> [Task objective] Give back exactly the lines from the beginning of the listing below to the line holding "ax=ax, legend=False, zorder=3)", both ends included; the pictures stay out.

> [Rows]
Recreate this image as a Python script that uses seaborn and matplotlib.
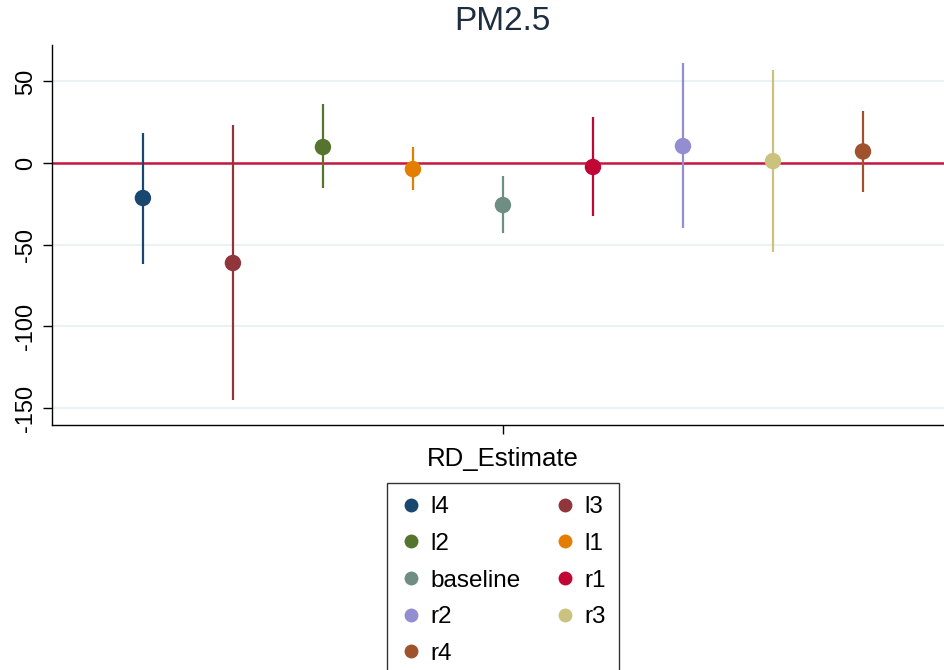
import pandas as pd
import matplotlib.pyplot as plt
import seaborn as sns
from matplotlib.lines import Line2D

# === Data ===
labels = ["l4", "l3", "l2", "l1", "baseline", "r1", "r2", "r3", "r4"]
estimate = [-21.4, -61.2, 9.8, -3.7, -25.7, -2.4, 10.4, 1.2, 7.1]
ci_low = [-61.8, -145.0, -15.3, -16.5, -42.9, -32.5, -39.8, -54.7, -17.8]
ci_high = [18.4, 23.3, 36.0, 9.8, -8.0, 28.2, 61.2, 57.0, 31.8]
colors = ["#1a476f", "#90353b", "#55752f", "#e37e00", "#6e8e84",
          "#c10534", "#938dd2", "#cac27e", "#a0522d"]
yticks = [50, 0, -50, -100, -150]

df = pd.DataFrame({"model": labels, "est": estimate, "lo": ci_low, "hi": ci_high})
df["pos"] = range(len(df))
palette = dict(zip(labels, colors))

plt.rcParams["font.family"] = ["Liberation Sans", "DejaVu Sans"]

fig = plt.figure(figsize=(9.44, 6.7), dpi=100)
ax = fig.add_axes([52 / 944, 1 - 425 / 670, 1 - 52 / 944, (425 - 45) / 670])

# grid + zero line
for t in yticks:
    ax.axhline(t, color="#eaf2f3", lw=1.5, zorder=0)
ax.axhline(0, color="#c8173f", lw=1.8, zorder=1)

# confidence intervals
for _, r in df.iterrows():
    ax.vlines(r["pos"], r["lo"], r["hi"], color=palette[r["model"]], lw=1.6, zorder=2)

sns.scatterplot(data=df, x="pos", y="est", hue="model", palette=palette,
                s=140, edgecolor="none", ax=ax, legend=False, zorder=3)

ax.set_xlim(-1.01, 8.9)
ax.set_ylim(-160.4, 72.3)
ax.set_yticks(yticks)
ax.set_yticklabels([str(t) for t in yticks], rotation=90, va="center", fontsize=17)
ax.set_xticks([4])
ax.set_xticklabels(["RD_Estimate"], fontsize=18.5)
ax.set_xlabel("")
ax.set_ylabel("")
ax.tick_params(axis="both", direction="out", length=6.5, width=1, color="black", pad=4)
ax.tick_params(axis="x", pad=9)
for side in ["top", "right"]:
    ax.spines[side].set_visible(False)
for side in ["left", "bottom"]:
    ax.spines[side].set_color("black")
    ax.spines[side].set_linewidth(1)

fig.text(502 / 944, 1 - 22 / 670, "PM2.5", ha="center", va="center",
         fontsize=24, color="#1e2d40")

# legend, laid out row-wise like Stata (matplotlib fills columns)
order = ["l4", "l2", "baseline", "r2", "r4", "l3", "l1", "r1", "r3"]
handles = [Line2D([], [], marker="o", ls="none", markersize=10,
                  markerfacecolor=palette[k], markeredgecolor="none") for k in order]
leg = fig.legend(handles, order, loc="upper center", ncol=2,
                 bbox_to_anchor=(503 / 944, 1 - 483 / 670), fontsize=17.5,
                 frameon=True, fancybox=False, edgecolor="black",
                 labelspacing=0.6, columnspacing=1.35, handletextpad=0.35,
                 handlelength=0.9, borderpad=0.55, borderaxespad=0)
leg.get_frame().set_linewidth(1)

plt.savefig("out.png", dpi=100)
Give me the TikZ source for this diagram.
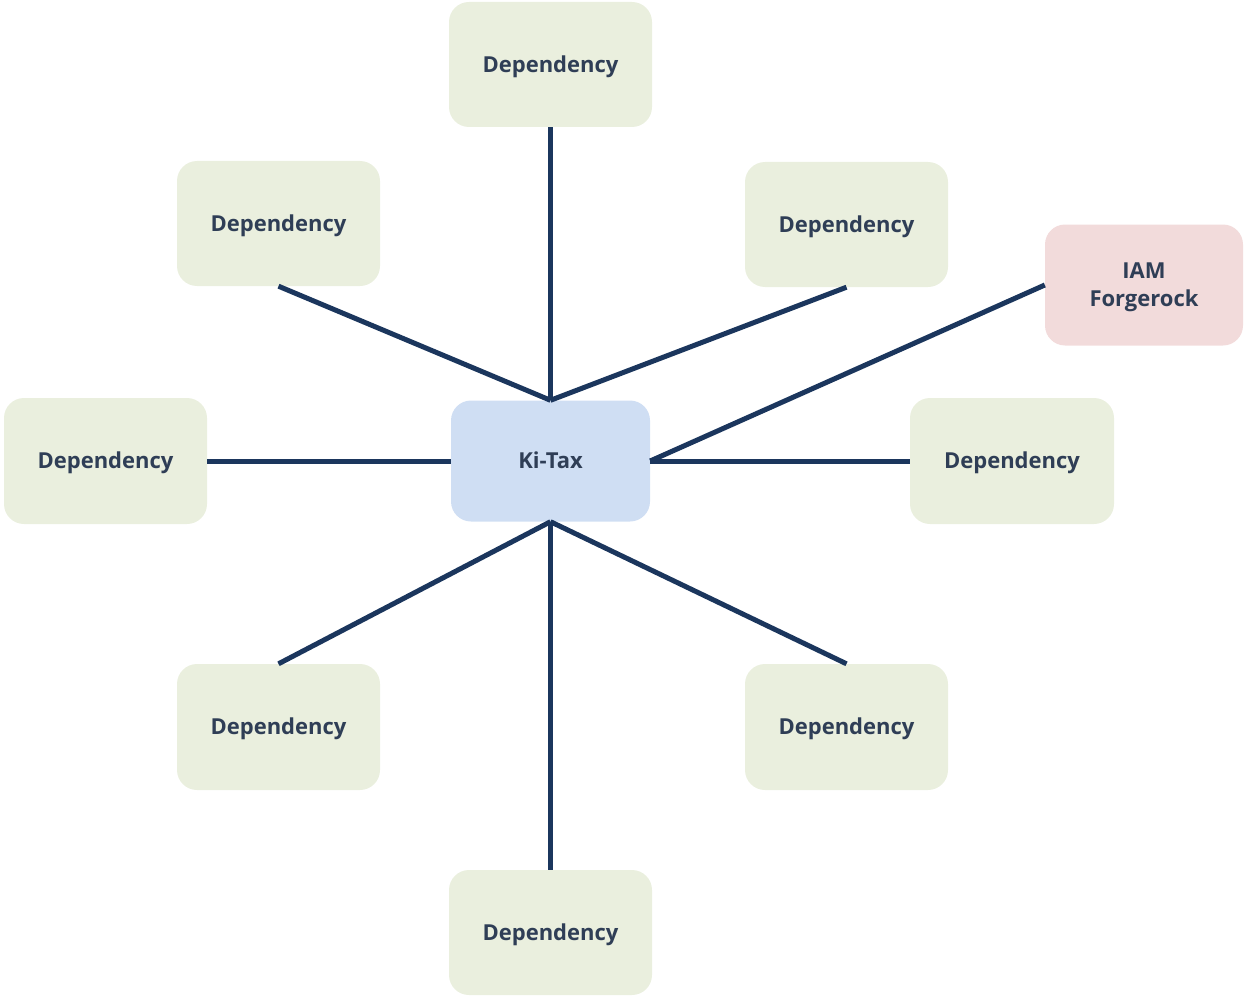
\documentclass[tikz,border=0pt]{standalone}
\usepackage{fontspec}
\setmainfont{Open Sans}
\begin{document}
\begin{tikzpicture}[x=1pt,y=-1pt,
  box/.style={rounded corners=20pt, minimum width=203pt, minimum height=125pt, inner sep=0pt,
    font=\fontsize{22}{28}\selectfont\bfseries, text=txt,
    text height=15.7pt, text depth=0pt},
  dep/.style={box, fill=depfill},
  link/.style={draw=linkc, line width=5pt}]
\definecolor{depfill}{HTML}{EAEFDE}
\definecolor{kifill}{HTML}{CFDEF3}
\definecolor{iamfill}{HTML}{F2DBDB}
\definecolor{txt}{HTML}{2F3E56}
\definecolor{linkc}{HTML}{1B365D}
\useasboundingbox (0,0) rectangle (1249,995);
\node[dep] (top) at (550.5,64.5) {Dependency};
\node[dep] (tl) at (278.5,223.5) {Dependency};
\node[dep] (tr) at (846.5,224.5) {Dependency};
\node[box, fill=iamfill, minimum width=198pt, minimum height=121pt, text depth=28pt] (iam) at (1144,285) {\begin{tabular}[t]{@{}c@{}}IAM\\Forgerock\end{tabular}};
\node[dep, minimum height=126pt] (left) at (105.5,461) {Dependency};
\node[box, fill=kifill, minimum width=199pt, minimum height=121pt] (kt) at (550.5,461) {Ki-Tax};
\node[dep, minimum width=204pt, minimum height=126pt] (right) at (1012,461) {Dependency};
\node[dep, minimum height=126pt] (bl) at (278.5,727) {Dependency};
\node[dep, minimum height=126pt] (br) at (846.5,727) {Dependency};
\node[dep] (bot) at (550.5,932.5) {Dependency};
\draw[link] (kt.north) -- (top.south);
\draw[link] (kt.north) -- (tl.south);
\draw[link] (kt.north) -- (tr.south);
\draw[link] (kt.east) -- (iam.west);
\draw[link] (left.east) -- (kt.west);
\draw[link] (kt.east) -- (right.west);
\draw[link] (kt.south) -- (bl.north);
\draw[link] (kt.south) -- (br.north);
\draw[link] (kt.south) -- (bot.north);
\end{tikzpicture}
\end{document}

> [Answer to this task]
Recreate this image as a Python script that uses seaborn and matplotlib.
import pandas as pd
import matplotlib.pyplot as plt
import seaborn as sns
from matplotlib.lines import Line2D

# === Data ===
labels = ["l4", "l3", "l2", "l1", "baseline", "r1", "r2", "r3", "r4"]
estimate = [-21.4, -61.2, 9.8, -3.7, -25.7, -2.4, 10.4, 1.2, 7.1]
ci_low = [-61.8, -145.0, -15.3, -16.5, -42.9, -32.5, -39.8, -54.7, -17.8]
ci_high = [18.4, 23.3, 36.0, 9.8, -8.0, 28.2, 61.2, 57.0, 31.8]
colors = ["#1a476f", "#90353b", "#55752f", "#e37e00", "#6e8e84",
          "#c10534", "#938dd2", "#cac27e", "#a0522d"]
yticks = [50, 0, -50, -100, -150]

df = pd.DataFrame({"model": labels, "est": estimate, "lo": ci_low, "hi": ci_high})
df["pos"] = range(len(df))
palette = dict(zip(labels, colors))

plt.rcParams["font.family"] = ["Liberation Sans", "DejaVu Sans"]

fig = plt.figure(figsize=(9.44, 6.7), dpi=100)
ax = fig.add_axes([52 / 944, 1 - 425 / 670, 1 - 52 / 944, (425 - 45) / 670])

# grid + zero line
for t in yticks:
    ax.axhline(t, color="#eaf2f3", lw=1.5, zorder=0)
ax.axhline(0, color="#c8173f", lw=1.8, zorder=1)

# confidence intervals
for _, r in df.iterrows():
    ax.vlines(r["pos"], r["lo"], r["hi"], color=palette[r["model"]], lw=1.6, zorder=2)

sns.scatterplot(data=df, x="pos", y="est", hue="model", palette=palette,
                s=140, edgecolor="none", ax=ax, legend=False, zorder=3)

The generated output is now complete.